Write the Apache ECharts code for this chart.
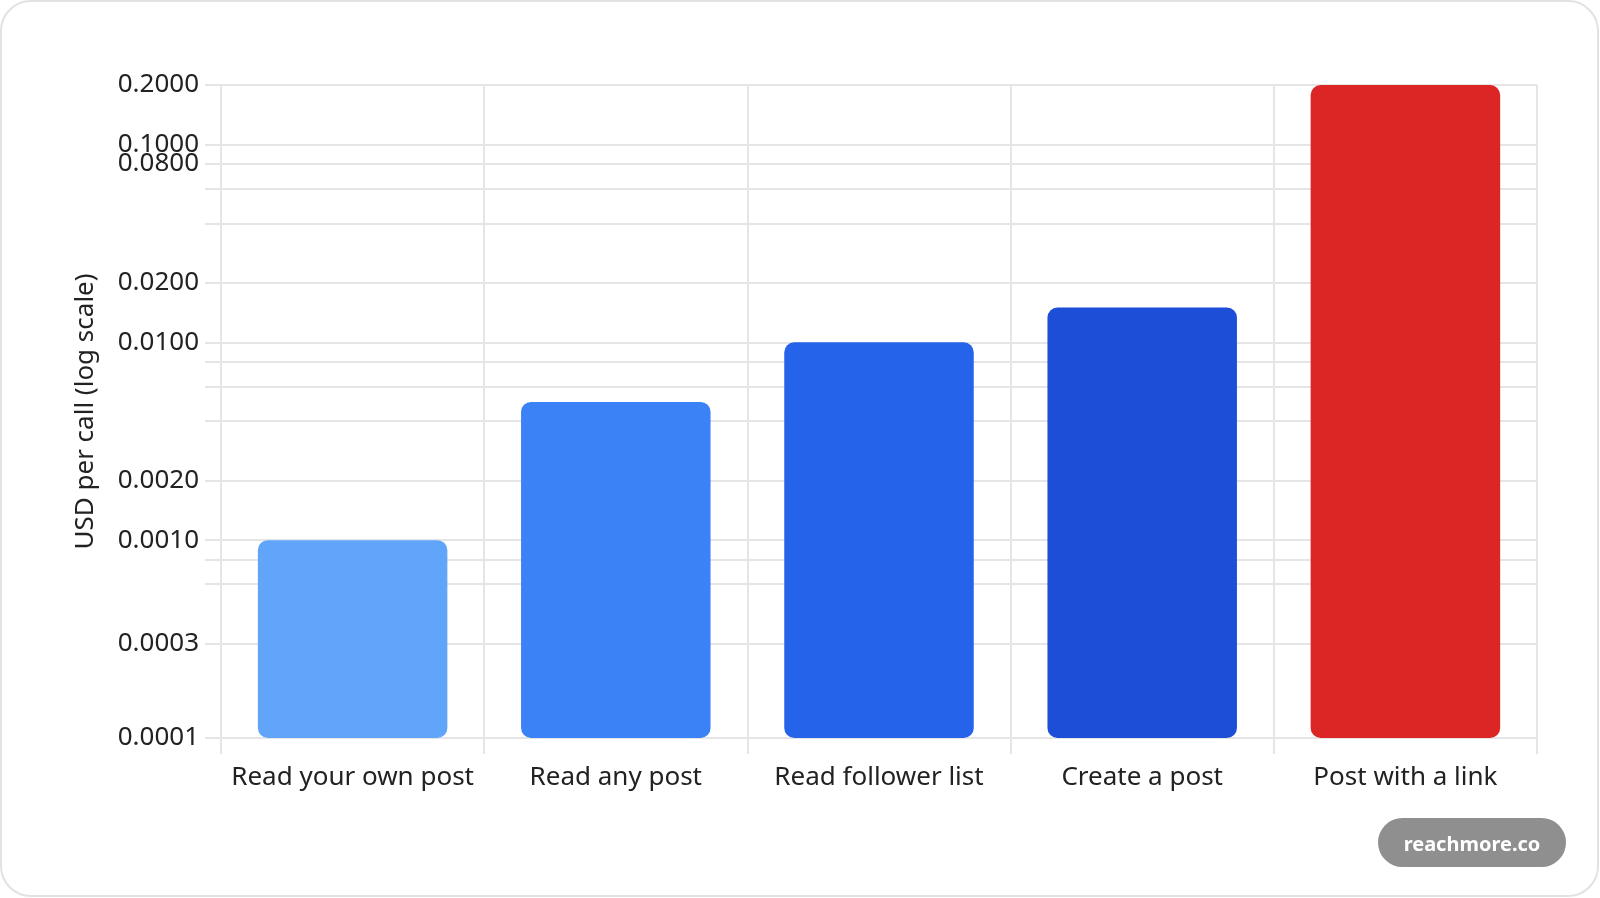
<!DOCTYPE html>
<html>
<head>
<meta charset="utf-8">
<script src="https://cdn.jsdelivr.net/npm/echarts@6/dist/echarts.min.js"></script>
<style>
  html, body { margin: 0; padding: 0; background: #fff; }
  #chart { width: 1600px; height: 898px; }
</style>
</head>
<body>
<div id="chart"></div>
<script>
// 数据
var categories = ['Read your own post', 'Read any post', 'Read follower list', 'Create a post', 'Post with a link'];
var costs = [0.001, 0.005, 0.01, 0.015, 0.2];
var barColors = ['#60a5fa', '#3b82f6', '#2563eb', '#1d4ed8', '#dc2626'];
// 网格线与刻度标签
var gridValues = [0.0001, 0.0003, 0.0006, 0.0008, 0.001, 0.002, 0.004, 0.006, 0.008, 0.01, 0.02, 0.04, 0.06, 0.08, 0.1, 0.2];
var labelValues = [0.0001, 0.0003, 0.001, 0.002, 0.01, 0.02, 0.08, 0.1, 0.2];
var yMin = 0.0001;
var yMax = 0.2;

var font = '"Noto Sans", "Open Sans", sans-serif';
var gridColor = '#e5e5e5';

var chart = echarts.init(document.getElementById('chart'));

// 对数轴上的柱子从最小值开始画（ECharts 默认从 1 开始）
function renderBar(params, api) {
    var idx = api.value(0);
    var top = api.coord([idx, api.value(1)]);
    var base = api.coord([idx, yMin]);
    var w = api.size([1, 0])[0] * 0.72;
    return {
        type: 'rect',
        shape: {
            x: top[0] - w / 2,
            y: top[1],
            width: w,
            height: base[1] - top[1],
            r: 10
        },
        style: { fill: barColors[idx] }
    };
}

var option = {
    backgroundColor: '#fff',
    animation: false,
    grid: {
        left: 221,
        right: 63,
        top: 85,
        bottom: 160
    },
    xAxis: {
        type: 'category',
        data: categories,
        axisLine: { show: true, lineStyle: { color: gridColor, width: 2 } },
        axisTick: { show: true, interval: 0, length: 16, lineStyle: { color: gridColor, width: 2 } },
        splitLine: { show: true, interval: 0, lineStyle: { color: gridColor, width: 2 } },
        axisLabel: {
            interval: 0,
            color: '#222',
            fontFamily: font,
            fontSize: 26,
            margin: 27
        }
    },
    yAxis: {
        type: 'log',
        logBase: 10,
        min: yMin,
        max: yMax,
        name: 'USD per call (log scale)',
        nameLocation: 'middle',
        nameGap: 122,
        nameTextStyle: {
            color: '#222',
            fontFamily: font,
            fontSize: 26
        },
        axisLine: { show: true, lineStyle: { color: gridColor, width: 2 } },
        axisTick: {
            show: true,
            length: 16,
            customValues: gridValues,
            lineStyle: { color: gridColor, width: 2 }
        },
        splitLine: { show: true, lineStyle: { color: gridColor, width: 2 } },
        axisLabel: {
            customValues: labelValues,
            color: '#222',
            fontFamily: font,
            fontSize: 26,
            margin: 22,
            formatter: function (v) { return Number(v).toFixed(4); }
        }
    },
    series: [{
        type: 'custom',
        renderItem: renderBar,
        encode: { x: 0, y: 1 },
        data: costs.map(function (v, i) { return [i, v]; })
    }],
    graphic: [
        {
            type: 'rect',
            silent: true,
            shape: { x: 1, y: 1, width: 1597, height: 895, r: 30 },
            style: { fill: 'none', stroke: '#e2e2e2', lineWidth: 2 }
        },
        {
            type: 'group',
            left: 1378,
            top: 818,
            children: [
                {
                    type: 'rect',
                    shape: { x: 0, y: 0, width: 188, height: 49, r: 24.5 },
                    style: { fill: '#8f8f8f' }
                },
                {
                    type: 'text',
                    x: 94,
                    y: 27,
                    style: {
                        text: 'reachmore.co',
                        fill: '#fff',
                        font: 'bold 20px ' + font,
                        textAlign: 'center',
                        textVerticalAlign: 'middle'
                    }
                }
            ]
        }
    ]
};

chart.setOption(option);
window.addEventListener('resize', function () {
    chart.resize();
});
</script>
</body>
</html>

JOB:
Leave out the pictures and output the rest of the material exactly as written.

EXERCISE SOLUTION:
Write the Apache ECharts code for this chart.
<!DOCTYPE html>
<html>
<head>
<meta charset="utf-8">
<script src="https://cdn.jsdelivr.net/npm/echarts@6/dist/echarts.min.js"></script>
<style>
  html, body { margin: 0; padding: 0; background: #fff; }
  #chart { width: 1600px; height: 898px; }
</style>
</head>
<body>
<div id="chart"></div>
<script>
// 数据
var categories = ['Read your own post', 'Read any post', 'Read follower list', 'Create a post', 'Post with a link'];
var costs = [0.001, 0.005, 0.01, 0.015, 0.2];
var barColors = ['#60a5fa', '#3b82f6', '#2563eb', '#1d4ed8', '#dc2626'];
// 网格线与刻度标签
var gridValues = [0.0001, 0.0003, 0.0006, 0.0008, 0.001, 0.002, 0.004, 0.006, 0.008, 0.01, 0.02, 0.04, 0.06, 0.08, 0.1, 0.2];
var labelValues = [0.0001, 0.0003, 0.001, 0.002, 0.01, 0.02, 0.08, 0.1, 0.2];
var yMin = 0.0001;
var yMax = 0.2;

var font = '"Noto Sans", "Open Sans", sans-serif';
var gridColor = '#e5e5e5';

var chart = echarts.init(document.getElementById('chart'));

// 对数轴上的柱子从最小值开始画（ECharts 默认从 1 开始）
function renderBar(params, api) {
    var idx = api.value(0);
    var top = api.coord([idx, api.value(1)]);
    var base = api.coord([idx, yMin]);
    var w = api.size([1, 0])[0] * 0.72;
    return {
        type: 'rect',
        shape: {
            x: top[0] - w / 2,
            y: top[1],
            width: w,
            height: base[1] - top[1],
            r: 10
        },
        style: { fill: barColors[idx] }
    };
}

var option = {
    backgroundColor: '#fff',
    animation: false,
    grid: {
        left: 221,
        right: 63,
        top: 85,
        bottom: 160
    },
    xAxis: {
        type: 'category',
        data: categories,
        axisLine: { show: true, lineStyle: { color: gridColor, width: 2 } },
        axisTick: { show: true, interval: 0, length: 16, lineStyle: { color: gridColor, width: 2 } },
        splitLine: { show: true, interval: 0, lineStyle: { color: gridColor, width: 2 } },
        axisLabel: {
            interval: 0,
            color: '#222',
            fontFamily: font,
            fontSize: 26,
            margin: 27
        }
    },
    yAxis: {
        type: 'log',
        logBase: 10,
        min: yMin,
        max: yMax,
        name: 'USD per call (log scale)',
        nameLocation: 'middle',
        nameGap: 122,
        nameTextStyle: {
            color: '#222',
            fontFamily: font,
            fontSize: 26
        },
        axisLine: { show: true, lineStyle: { color: gridColor, width: 2 } },
        axisTick: {
            show: true,
            length: 16,
            customValues: gridValues,
            lineStyle: { color: gridColor, width: 2 }
        },
        splitLine: { show: true, lineStyle: { color: gridColor, width: 2 } },
        axisLabel: {
            customValues: labelValues,
            color: '#222',
            fontFamily: font,
            fontSize: 26,
            margin: 22,
            formatter: function (v) { return Number(v).toFixed(4); }
        }
    },
    series: [{
        type: 'custom',
        renderItem: renderBar,
        encode: { x: 0, y: 1 },
        data: costs.map(function (v, i) { return [i, v]; })
    }],
    graphic: [
        {
            type: 'rect',
            silent: true,
            shape: { x: 1, y: 1, width: 1597, height: 895, r: 30 },
            style: { fill: 'none', stroke: '#e2e2e2', lineWidth: 2 }
        },
        {
            type: 'group',
            left: 1378,
            top: 818,
            children: [
                {
                    type: 'rect',
                    shape: { x: 0, y: 0, width: 188, height: 49, r: 24.5 },
                    style: { fill: '#8f8f8f' }
                },
                {
                    type: 'text',
                    x: 94,
                    y: 27,
                    style: {
                        text: 'reachmore.co',
                        fill: '#fff',
                        font: 'bold 20px ' + font,
                        textAlign: 'center',
                        textVerticalAlign: 'middle'
                    }
                }
            ]
        }
    ]
};

chart.setOption(option);
window.addEventListener('resize', function () {
    chart.resize();
});
</script>
</body>
</html>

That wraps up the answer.